→ DATA SEGMENT
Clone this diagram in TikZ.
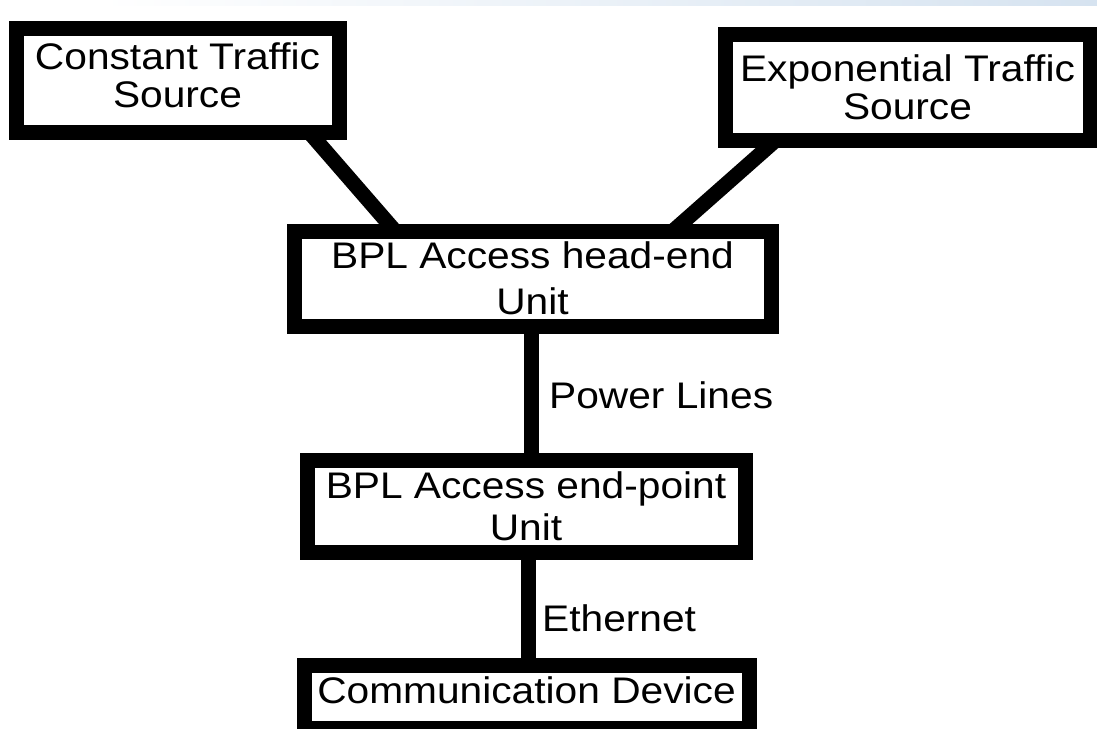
\documentclass[tikz,border=0pt]{standalone}
\usepackage{fontspec}
\setmainfont{Liberation Sans}[FakeStretch=1.1]
\begin{document}
\begin{tikzpicture}[x=1pt,y=-1pt,
  box/.style={draw=black, line width=15pt, fill=white, rectangle, inner sep=0pt, outer sep=0pt, align=center, text=black},
  wire/.style={draw=black, line width=15pt},
  lbl/.style={anchor=base west, inner sep=0pt, font=\fontsize{37}{44}\selectfont}]
\useasboundingbox (0,0) rectangle (1097,728);
\fill[white] (0,0) rectangle (1097,728);
\shade[left color=white, middle color={rgb,255:red,228;green,244;blue,249}, right color={rgb,255:red,214;green,227;blue,240}] (100,0) rectangle (1097,5);
% boxes
\node[box, minimum width=323pt, minimum height=104pt, text depth=9pt, font=\fontsize{37}{38}\selectfont] (cts) at (177.5,80) {Constant Traffic\\Source};
\node[box, minimum width=365pt, minimum height=106pt, font=\fontsize{37}{38}\selectfont] (ets) at (907.5,87) {Exponential Traffic\\Source};
\node[box, minimum width=477pt, minimum height=95pt, font=\fontsize{37}{46}\selectfont] (head) at (532.5,278.5) {BPL Access head-end\\Unit};
\node[box, minimum width=438pt, minimum height=92pt, font=\fontsize{37}{42}\selectfont] (endp) at (526,506) {BPL Access end-point\\Unit};
\node[box, minimum width=445pt, minimum height=63.5pt, text depth=14pt, font=\fontsize{37}{42}\selectfont] (comm) at (526.5,696.75) {Communication Device};
% connectors
\draw[wire] ([xshift=293pt]cts.south west) -- ([xshift=101pt]head.north west);
\draw[wire] ([xshift=51pt]ets.south west) -- ([xshift=379pt]head.north west);
\draw[wire] ([xshift=-1.5pt]head.south) -- ([xshift=5pt]endp.north);
\draw[wire] ([xshift=2pt]endp.south) -- ([xshift=1.5pt]comm.north);
% labels
\node[lbl] (pl) at (549,408) {Power Lines};
\node[lbl] (eth) at (542,631) {Ethernet};
\end{tikzpicture}
\end{document}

→ THE PROBLEM
Omit every picture, then repeat the remaining data exactly as it appears above.

→ WRITTEN REPLY
Clone this diagram in TikZ.
\documentclass[tikz,border=0pt]{standalone}
\usepackage{fontspec}
\setmainfont{Liberation Sans}[FakeStretch=1.1]
\begin{document}
\begin{tikzpicture}[x=1pt,y=-1pt,
  box/.style={draw=black, line width=15pt, fill=white, rectangle, inner sep=0pt, outer sep=0pt, align=center, text=black},
  wire/.style={draw=black, line width=15pt},
  lbl/.style={anchor=base west, inner sep=0pt, font=\fontsize{37}{44}\selectfont}]
\useasboundingbox (0,0) rectangle (1097,728);
\fill[white] (0,0) rectangle (1097,728);
\shade[left color=white, middle color={rgb,255:red,228;green,244;blue,249}, right color={rgb,255:red,214;green,227;blue,240}] (100,0) rectangle (1097,5);
% boxes
\node[box, minimum width=323pt, minimum height=104pt, text depth=9pt, font=\fontsize{37}{38}\selectfont] (cts) at (177.5,80) {Constant Traffic\\Source};
\node[box, minimum width=365pt, minimum height=106pt, font=\fontsize{37}{38}\selectfont] (ets) at (907.5,87) {Exponential Traffic\\Source};
\node[box, minimum width=477pt, minimum height=95pt, font=\fontsize{37}{46}\selectfont] (head) at (532.5,278.5) {BPL Access head-end\\Unit};
\node[box, minimum width=438pt, minimum height=92pt, font=\fontsize{37}{42}\selectfont] (endp) at (526,506) {BPL Access end-point\\Unit};
\node[box, minimum width=445pt, minimum height=63.5pt, text depth=14pt, font=\fontsize{37}{42}\selectfont] (comm) at (526.5,696.75) {Communication Device};
% connectors
\draw[wire] ([xshift=293pt]cts.south west) -- ([xshift=101pt]head.north west);
\draw[wire] ([xshift=51pt]ets.south west) -- ([xshift=379pt]head.north west);
\draw[wire] ([xshift=-1.5pt]head.south) -- ([xshift=5pt]endp.north);
\draw[wire] ([xshift=2pt]endp.south) -- ([xshift=1.5pt]comm.north);
% labels
\node[lbl] (pl) at (549,408) {Power Lines};
\node[lbl] (eth) at (542,631) {Ethernet};
\end{tikzpicture}
\end{document}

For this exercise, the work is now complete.